Breaking Convention

David Rosenthal has high hopes for his newly opened Prairie Gallery

David Rosenthal, talking in the bare-bones middle room of his new Northside gallery, says, “I’m hoping to provide a place where photography can be done by lots of people and can reach into different areas in lots of different ways.”

Rosenthal’s first show, the current Happy Valley or Hell-Town, signals that while photography might well become his primary focus, his gallery will not be limited to it. This current show combines the angular grace of sculptor Voss Finn’s repurposed industrial flotsam with Samantha Johnson’s multimedia work — photographs produced on printmaking paper and sewn together into collages — reflecting industrial decline along Spring Grove Avenue. Both shows are up through March 13.

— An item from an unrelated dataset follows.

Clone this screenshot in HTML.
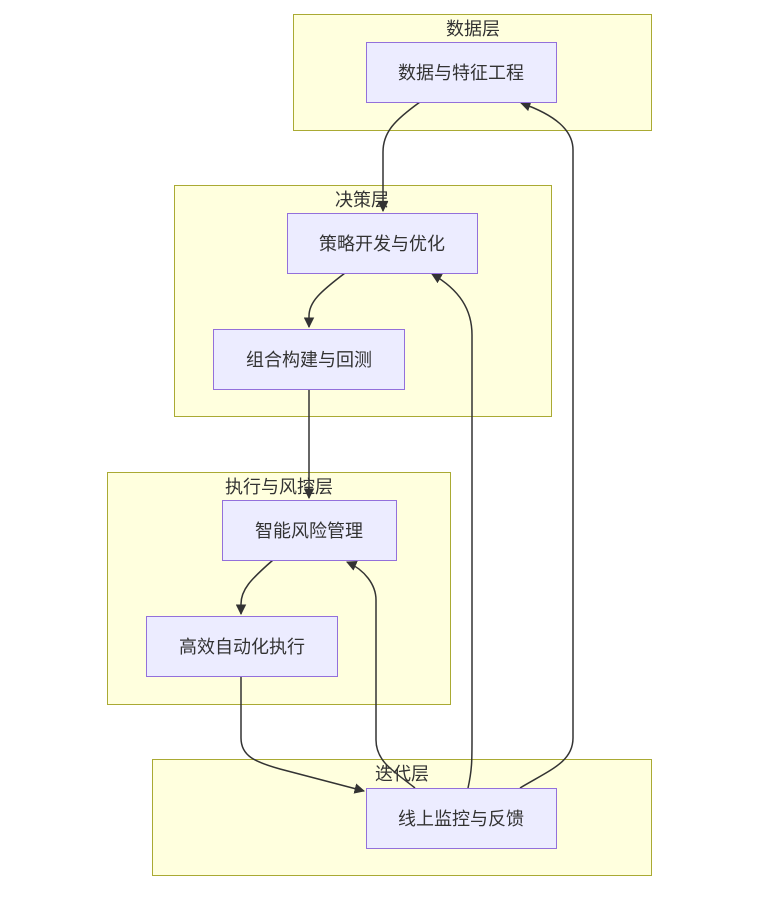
<!DOCTYPE html>
<html><head><meta charset="utf-8"><style>
html,body{margin:0;padding:0;background:#fff;}
text{font-family:"Liberation Sans","Noto Sans CJK SC",sans-serif;font-size:18px;fill:#333;}
.c{fill:#ffffde;stroke:#aaaa33;stroke-width:1;}
.n{fill:#ECECFF;stroke:#9370DB;stroke-width:1;}
.e{fill:none;stroke:#333;stroke-width:1.5;}
</style></head><body>
<svg width="760" height="894" viewBox="0 0 760 894" xmlns="http://www.w3.org/2000/svg">
<defs><marker id="a" viewBox="0 0 10 10" refX="9" refY="5" markerWidth="7" markerHeight="7" orient="auto"><path d="M0,0 L10,5 L0,10 z" fill="#333"/></marker></defs>
<rect class="c" x="293.5" y="14.5" width="358" height="116"/>
<rect class="c" x="174.5" y="185.5" width="377" height="231"/>
<rect class="c" x="107.5" y="472.5" width="343" height="232"/>
<rect class="c" x="152.5" y="759.5" width="499" height="116"/>
<text x="473" y="35" text-anchor="middle">数据层</text>
<text x="362" y="206" text-anchor="middle">决策层</text>
<text x="279" y="493" text-anchor="middle">执行与风控层</text>
<text x="402" y="780" text-anchor="middle">迭代层</text>
<path class="e" d="M420,102 C395,120 383,132 383,152 L383,211" marker-end="url(#a)"/>
<path class="e" d="M345,273 C320,292 309,302 309,316 L309,327" marker-end="url(#a)"/>
<path class="e" d="M309,389 L309,498" marker-end="url(#a)"/>
<path class="e" d="M273,560 C250,580 241,590 241,604 L241,614" marker-end="url(#a)"/>
<path class="e" d="M241,676 L241,738 C241,756 255,762 280,769 L364,791" marker-end="url(#a)"/>
<path class="e" d="M415,788 C395,772 376,762 376,740 L376,600 C376,585 365,570 347,562" marker-end="url(#a)"/>
<path class="e" d="M468,788 C472,770 472,760 472,740 L472,335 C472,310 460,290 432,274" marker-end="url(#a)"/>
<path class="e" d="M520,788 C550,770 573,762 573,738 L573,150 C573,130 555,115 521,103" marker-end="url(#a)"/>
<rect class="n" x="366.5" y="42.5" width="190" height="60"/>
<text x="461" y="79" text-anchor="middle">数据与特征工程</text>
<rect class="n" x="287.5" y="213.5" width="190" height="60"/>
<text x="382" y="250" text-anchor="middle">策略开发与优化</text>
<rect class="n" x="213.5" y="329.5" width="191" height="60"/>
<text x="309" y="366" text-anchor="middle">组合构建与回测</text>
<rect class="n" x="222.5" y="500.5" width="174" height="60"/>
<text x="309" y="537" text-anchor="middle">智能风险管理</text>
<rect class="n" x="146.5" y="616.5" width="191" height="60"/>
<text x="242" y="653" text-anchor="middle">高效自动化执行</text>
<rect class="n" x="366.5" y="788.5" width="190" height="60"/>
<text x="461" y="825" text-anchor="middle">线上监控与反馈</text>
</svg>
</body></html>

Asked why he’s named this second-story space on a busy block of Hamilton Avenue “Prairie,” Rosenthal says he likes the sound of it.

“It suggests opportunity, openness, the United States,” he says. “I think the arts crack society’s barriers. They voice social issues and break out of convention.”

Photography is a primary, if not exclusive, interest for Rosenthal, 43, an adjunct professor of photography at UC's College of Design, Art, Architecture and Planning. The gallery is a new professional element in a career that has switched tracks more than once. After practicing law, he left that field to become a photographer and later moved into teaching the subject.

Rosenthal, the son of arts patrons Lois and Richard Rosenthal, grew up in a household where the arts were important.

“My parents first collected outsider art from all over the world and also contemporary art," he says. "But music, literature, all the arts, matter to them.”

In the course of his work Rosenthal has previously curated shows, but it’s new to have his own space. Northside seemed like a good location.

“I live in Clifton, so I’m close,” he says. “But I think Northside is one of the few, successfully or not, integrated areas of the city. There’s an interesting mix of people racially, economically and otherwise.”

Coming up next is a show that’s a natural for a photographer to dream up: Wedding Day.

“The experience of a wedding is usually pretty different from what you see in the wedding album,” he says, laughing. “I think it’s definitely a show for photographers.”

Or for anybody who has ever gotten married?

“Yes,” he says. “I’m hoping it touches that nerve in everybody who has gotten married or photographed one. Now so many are taking pictures, especially at weddings, those pictures of what happened are floating out there but they don’t go in the album. The professional photographer has certain responsibilities.”

Those responsibilities will not shape Prairie’s show, Rosenthal implies. Wedding Day, promoted by Rosenthal as “the best never-seen photographs by professional photographers,” will open March 20.

The following exhibition, opening in late May, will be called Camera Obscura. I confess to Rosenthal that its description at www.prairiecincinnati.com is not clear to me. How will it work?

“I’m not sure myself,” Rosenthal admits. “That’s part of what I like about having those kinds of shows here. Not all will be like that, of course, but this one will have built in surprises for me as well. Five artists have been asked to do something with the camera obscura. I’ll build an actual, room-sized camera obscura into the front space. Some will use it for straightforward images, I think. Others will do other things. … I don’t know exactly what they’ll be — video, performance — I probably won’t know until a week or two before the opening.”

Rosenthal smiles, pleased with the project’s ambiguity.

Also on his schedule, with its own built-in ambiguity, is Kids View: The Millcreek Expedition, to grow out of a workshop this spring for a show in September. Working in collaboration with Happen, Inc., an art-oriented program for youngsters, and the Millcreek Restoration Project, Prairie will encourage and assist Northside students in exploring the creek through photography.

Rosenthal plans to offer photography classes in addition to mounting exhibitions at Prairie. Fallout from the switch to digital photography isn’t over yet, and he will provide a “state-of-the-art wet darkroom” as well as digital photo lab and a lighting studio. Rosenthal thinks there still are things to be learned from working with film, although the convenience and immediacy of digital photography can’t be discounted.

The physical space of Prairie Gallery is deliberately unassuming. A narrow flight of stairs leads to the second floor, which is separated into two main areas by a crisp white zigzag wall that stops a couple of feet short of the ceiling. Long windows overlooking the street are unobstructed. Darkroom and photo lab are at the rear.

The place has a sense of anticipation, a feeling that things will be happening here. It will be interesting to see how all this plays out.


PRAIRIE GALLERY’s (4035 Hamilton Ave., Northside) regular hours are 10 a.m.-6 p.m. Tuesday-Friday and 10 a.m.-4 p.m. Saturday.